In all, Stoltzfus interviewed about
30 witnesses, including a Jew--now a prominent architect--who in 1943 had
been employed by the Gestapo to ferret out Jews in hiding. He talked with
a former Nazi, now highly regarded in his hometown outside the Black Forest.
He had been a chauffeur in Adolph Eichmann's office. He also interviewed
the children of Jews who had been marked for deportation from Rosenstrasse.
As someone willing to listen as
they revisited the Nazi past, I was an oddity. In some cases, the distance
I brought as an American helped, initially to open the door.
Many, however, resisted calling back
the memories, could not endure it he says.
For some protesters, now in their
late 70s and early 80s, such as Elza Holzer, memories of the event of nearly
a half century ago still were vivid, the pain of betrayal by German neighbors
and former friends, still raw. But they agreed to talk, he says, out of
a sense of obligation that the story should be passed on.
Holzer was one of a handful of protesters
who responded to Stoltzfus' radio request from East Berlin, where she and
her late husband, a Jew, had lived since the end of the war. She recounted
how she felt when she heard the chilling news that Rudi Holzer had been
arrested at his job and how desperately she tried to find him.
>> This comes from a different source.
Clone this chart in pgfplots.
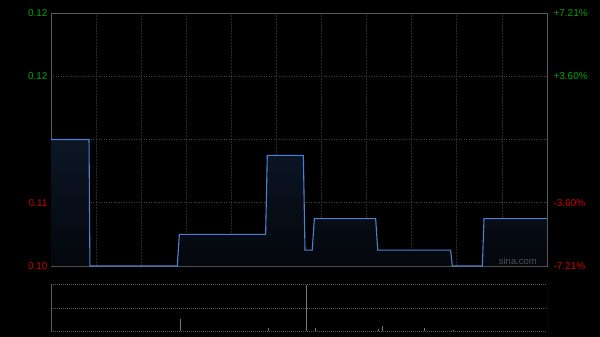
\documentclass[border=0pt]{standalone}
\usepackage{pgfplots}
\pgfplotsset{compat=1.18}
\usepackage{pgfplotstable}
\usepackage{fontspec}
\setmainfont{Liberation Sans}
\definecolor{gridc}{RGB}{42,42,42}
\definecolor{hgridc}{RGB}{68,68,68}
\definecolor{framec}{RGB}{90,90,90}
\definecolor{prevc}{RGB}{78,78,78}
\definecolor{lineblue}{RGB}{78,128,210}
\definecolor{upg}{RGB}{0,165,0}
\definecolor{dnr}{RGB}{205,0,0}
\definecolor{volgray}{RGB}{120,120,120}
\definecolor{filltop}{RGB}{12,22,38}
\definecolor{fillbot}{RGB}{4,7,12}

\pgfplotstableread{
t p
0 0.111
25.3 0.111
25.9 0.103
84.0 0.103
85.4 0.105
142.8 0.105
143.9 0.110
167.9 0.110
169.0 0.104
173.8 0.104
175.2 0.106
216.0 0.106
217.4 0.104
265.9 0.104
267.0 0.103
287.0 0.103
288.1 0.106
330 0.106
}\pricedata

\pgfplotstableread{
t p
0 0.103
0 0.111
25.3 0.111
25.9 0.103
84.0 0.103
85.4 0.105
142.8 0.105
143.9 0.110
167.9 0.110
169.0 0.104
173.8 0.104
175.2 0.106
216.0 0.106
217.4 0.104
265.9 0.104
267.0 0.103
287.0 0.103
288.1 0.106
330 0.106
330 0.103
}\filldata

\pgfplotstableread{
t v
86.0 27
144.8 7
169.7 100
176.1 7
218.0 4
220.7 11
248.2 7
267.8 2
}\voldata

\begin{document}
\begin{tikzpicture}[x=1pt,y=1pt]
\fill[black] (0,0) rectangle (600,-337);
\path[use as bounding box] (0,0) rectangle (600,-337);
\begin{axis}[
 at={(51pt,-266pt)}, anchor=south west,
 width=496pt, height=253pt, scale only axis,
 xmin=0, xmax=330, ymin=0.103, ymax=0.119,
 axis line style={framec, line width=0.8pt},
 xtick={30,60,...,300}, xticklabels={}, major tick length=0pt,
 xmajorgrids, major x grid style={gridc, dash pattern=on 2pt off 1pt, line width=0.8pt},
 ytick={0.103,0.107,0.115,0.119},
 yticklabels={\textcolor{dnr}{0.10},\textcolor{dnr}{0.11},\textcolor{upg}{0.12},\textcolor{upg}{0.12}},
 ymajorgrids, major y grid style={hgridc, dash pattern=on 1pt off 1.5pt, line width=0.7pt},
 extra y ticks={0.111}, extra y tick labels={},
 extra y tick style={grid=major, major grid style={prevc, dash pattern=on 3pt off 1.5pt on 1pt off 1.5pt, line width=0.7pt}},
 tick label style={font=\fontsize{10}{12}\selectfont},
 clip=true,
]
\addplot[draw=none, top color=filltop, bottom color=fillbot] table[x=t,y=p] {\filldata};
\addplot[lineblue, line width=1.1pt, line join=miter] table[x=t,y=p] {\pricedata};
\node[anchor=south east, text=volgray!130, font=\fontsize{9.5}{11}\selectfont, inner sep=0pt] at (rel axis cs:0.98,0.006) {sina.com};
\end{axis}
\begin{axis}[
 at={(51pt,-266pt)}, anchor=south west,
 width=496pt, height=253pt, scale only axis,
 xmin=0, xmax=330, ymin=0.103, ymax=0.119,
 axis y line*=right, axis x line=none,
 axis line style={framec, line width=0.8pt},
 major tick length=0pt,
 ytick={0.103,0.107,0.115,0.119},
 yticklabels={\textcolor{dnr}{-7.21\%},\textcolor{dnr}{-3.60\%},\textcolor{upg}{+3.60\%},\textcolor{upg}{+7.21\%}},
 tick label style={font=\fontsize{10}{12}\selectfont},
 yticklabel style={xshift=3pt},
]
\end{axis}
\begin{axis}[
 at={(51pt,-331.3pt)}, anchor=south west,
 width=496pt, height=46.6pt, scale only axis,
 xmin=0, xmax=330, ymin=0, ymax=100,
 axis line style={draw=none},
 xtick=\empty, ytick={0,50,100}, yticklabels={}, major tick length=0pt,
 ymajorgrids, major y grid style={framec, dash pattern=on 1pt off 1pt, line width=0.8pt},
]
\addplot[ycomb, volgray, line width=1pt, mark=none] table[x=t,y=v] {\voldata};
\draw[framec, line width=0.8pt] (rel axis cs:0,0) -- (rel axis cs:0,1);
\draw[framec, line width=0.8pt] (rel axis cs:1,0) -- (rel axis cs:1,1);
\end{axis}
\end{tikzpicture}
\end{document}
She remembered the fear she shared
with hundreds of other women as they faced Gestapo thugs on Rosenstrasse
and when fear turned into resolve, and the women began demanding their
husbands' freedom. And she recalled her relief when her husband came home,
as if returning from the dead.
The story was so moving, I was convinced
that my task was to stay out of the way--once the Germans allowed me access--so
as to let the events of this protest take shape in their fullest power.